I found a lot of instructions about flashing 9240 to 9211 seems like they all have the same origin. And now iI have "itchy fingers" to flash : )
But first of all iI will make some tests.



phoenix said:


> It's a very long and convoluted process that requires some memory region finagling, and it just isn't worth the effort for the risk of botching things


If we talk about flashing 9240, it seems pretty easy for me(if there will be no unexpected troubles). Or you talking about flashing controllers at all?
I'm curious because iI understand that ROM memory is not made for many cycles of rewriting and if there is some warnings about flashing 9240 card, iI'd be very thankful for sharing them.


----------



## Remington (May 21, 2015)

double said:


> If we talk about flashing 9240, it seems pretty easy for me(if there will be no unexpected troubles).
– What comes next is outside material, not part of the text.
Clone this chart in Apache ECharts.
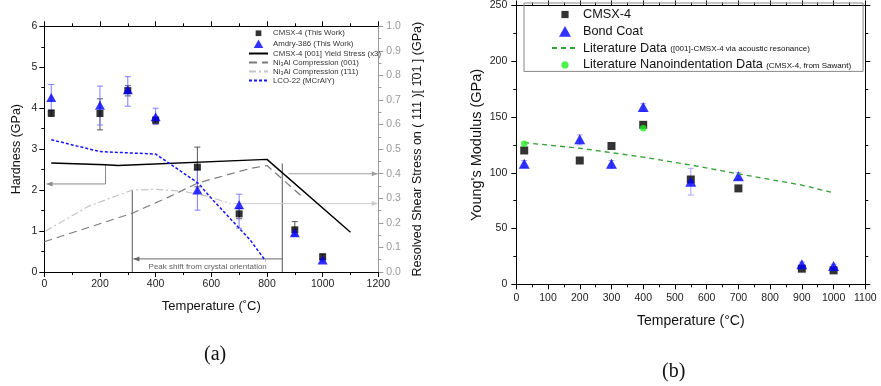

Or you talking about flashing controllers at all?
> I'm curios because i understand that ROM memory is not made for many cycles of rewriting and if there is some warnings about flashing 9240 card, i'd be very thankfull for sharing them.



It's not convoluted if you know exactly what you're doing and follow the flashing instruction that came with the firmware.  Flashing wrong firmware will botch things up and possibly turn the controller card into a paperweight. 

He flashed ALL of his HBA controllers to *match* with FreeBSD driver version.  I did the same thing too.


----------